By the time the Women’s Land Army (WLA) was demobilised in 1919, 23,000 women had passed through its 247 training centres. Agricultural training (4-6 weeks) covered the use of farm implements, working with horses, care of young livestock and the majority occupation milking. Timber work (4-6 weeks) covered cutting, stacking, loading and transporting timber. It also included operating sawmills, tree nursery cultivation and planting. Forage workers trained on the job in gangs which moved from farm to farm, operating steam baling machines to produce hay bales for feed, straw for bedding and chaff cutting. At Agricultural College women learnt to operate tractors for ploughing, harrowing, seed drilling and mowing. They were also taught how to do their own repairs. Tractors were an innovation on most farms and farmers were impressed with their speed of work. Women also worked as shepherds, bailiffs, thatchers, market gardeners and stockbreeders.

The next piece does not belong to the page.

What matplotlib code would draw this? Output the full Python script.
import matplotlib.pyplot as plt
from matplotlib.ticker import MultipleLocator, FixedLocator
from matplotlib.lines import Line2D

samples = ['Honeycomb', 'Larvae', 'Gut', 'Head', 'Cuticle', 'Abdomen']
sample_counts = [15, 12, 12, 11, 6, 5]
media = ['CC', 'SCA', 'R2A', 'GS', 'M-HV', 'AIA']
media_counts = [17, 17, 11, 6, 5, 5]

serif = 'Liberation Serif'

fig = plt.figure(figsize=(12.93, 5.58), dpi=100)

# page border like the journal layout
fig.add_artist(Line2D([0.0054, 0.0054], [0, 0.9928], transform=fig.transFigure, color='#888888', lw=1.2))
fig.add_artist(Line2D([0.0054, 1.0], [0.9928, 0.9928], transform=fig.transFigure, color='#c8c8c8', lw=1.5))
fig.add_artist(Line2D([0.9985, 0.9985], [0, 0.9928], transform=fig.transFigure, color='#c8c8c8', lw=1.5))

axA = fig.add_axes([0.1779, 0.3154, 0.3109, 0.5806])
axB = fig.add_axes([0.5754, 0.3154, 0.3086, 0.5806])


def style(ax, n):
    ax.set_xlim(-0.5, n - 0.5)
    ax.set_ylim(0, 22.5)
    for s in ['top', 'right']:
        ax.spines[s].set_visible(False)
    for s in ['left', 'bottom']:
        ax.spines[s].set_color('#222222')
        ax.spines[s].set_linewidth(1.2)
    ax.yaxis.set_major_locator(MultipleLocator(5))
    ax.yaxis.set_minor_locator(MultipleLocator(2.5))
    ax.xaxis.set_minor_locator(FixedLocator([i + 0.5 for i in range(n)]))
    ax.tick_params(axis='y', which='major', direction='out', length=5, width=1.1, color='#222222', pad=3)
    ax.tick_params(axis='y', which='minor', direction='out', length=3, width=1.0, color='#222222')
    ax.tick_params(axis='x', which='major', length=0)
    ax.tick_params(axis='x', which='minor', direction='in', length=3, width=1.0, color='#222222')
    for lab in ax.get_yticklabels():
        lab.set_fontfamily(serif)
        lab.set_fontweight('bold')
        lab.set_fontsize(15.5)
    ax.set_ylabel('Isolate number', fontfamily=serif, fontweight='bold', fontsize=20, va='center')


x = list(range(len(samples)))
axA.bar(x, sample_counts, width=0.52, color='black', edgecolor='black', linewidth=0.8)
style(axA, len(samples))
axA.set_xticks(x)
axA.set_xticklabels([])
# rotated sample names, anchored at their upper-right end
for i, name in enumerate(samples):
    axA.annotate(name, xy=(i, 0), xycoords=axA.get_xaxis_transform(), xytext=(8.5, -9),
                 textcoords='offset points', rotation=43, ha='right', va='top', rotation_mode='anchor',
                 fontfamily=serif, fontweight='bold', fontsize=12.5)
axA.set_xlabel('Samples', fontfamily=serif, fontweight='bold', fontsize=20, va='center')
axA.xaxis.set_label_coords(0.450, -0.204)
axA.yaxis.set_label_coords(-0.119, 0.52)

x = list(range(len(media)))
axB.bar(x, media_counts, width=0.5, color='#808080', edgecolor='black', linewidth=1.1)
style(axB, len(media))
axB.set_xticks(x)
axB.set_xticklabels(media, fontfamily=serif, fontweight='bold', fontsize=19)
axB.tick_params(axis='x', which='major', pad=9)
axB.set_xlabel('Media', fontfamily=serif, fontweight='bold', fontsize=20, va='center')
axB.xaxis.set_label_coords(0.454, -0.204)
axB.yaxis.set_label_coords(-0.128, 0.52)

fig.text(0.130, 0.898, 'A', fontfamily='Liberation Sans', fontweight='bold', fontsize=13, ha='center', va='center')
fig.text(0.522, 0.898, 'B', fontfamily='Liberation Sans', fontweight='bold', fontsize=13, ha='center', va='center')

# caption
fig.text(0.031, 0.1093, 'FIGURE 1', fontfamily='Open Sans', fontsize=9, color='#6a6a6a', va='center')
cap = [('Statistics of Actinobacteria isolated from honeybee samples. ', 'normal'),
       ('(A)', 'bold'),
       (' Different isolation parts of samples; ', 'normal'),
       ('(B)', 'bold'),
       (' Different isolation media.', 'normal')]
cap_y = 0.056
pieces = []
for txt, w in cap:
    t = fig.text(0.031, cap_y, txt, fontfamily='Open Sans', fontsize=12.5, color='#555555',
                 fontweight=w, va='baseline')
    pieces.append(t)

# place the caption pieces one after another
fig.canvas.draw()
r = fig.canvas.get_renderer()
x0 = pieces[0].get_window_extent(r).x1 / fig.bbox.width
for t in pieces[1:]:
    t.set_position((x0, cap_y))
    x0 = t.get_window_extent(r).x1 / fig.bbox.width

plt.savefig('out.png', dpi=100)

Women’s Land Army members were at first regarded with scepticism and suspicion in enclosed rural communities and ‘Punch’ cartoonists had a field day. Some looked askance at their uniforms of breeches, jumpers, smocks, gaiters and boots.
Whether in or out of uniform, women performed the crucial work of keeping the nation supplied with food throughout the war years. As the certificate awarded to all female agricultural workers said: “Every woman who helps in agriculture during the war is as truly serving her country as the man who is fighting in the trenches or on the sea.”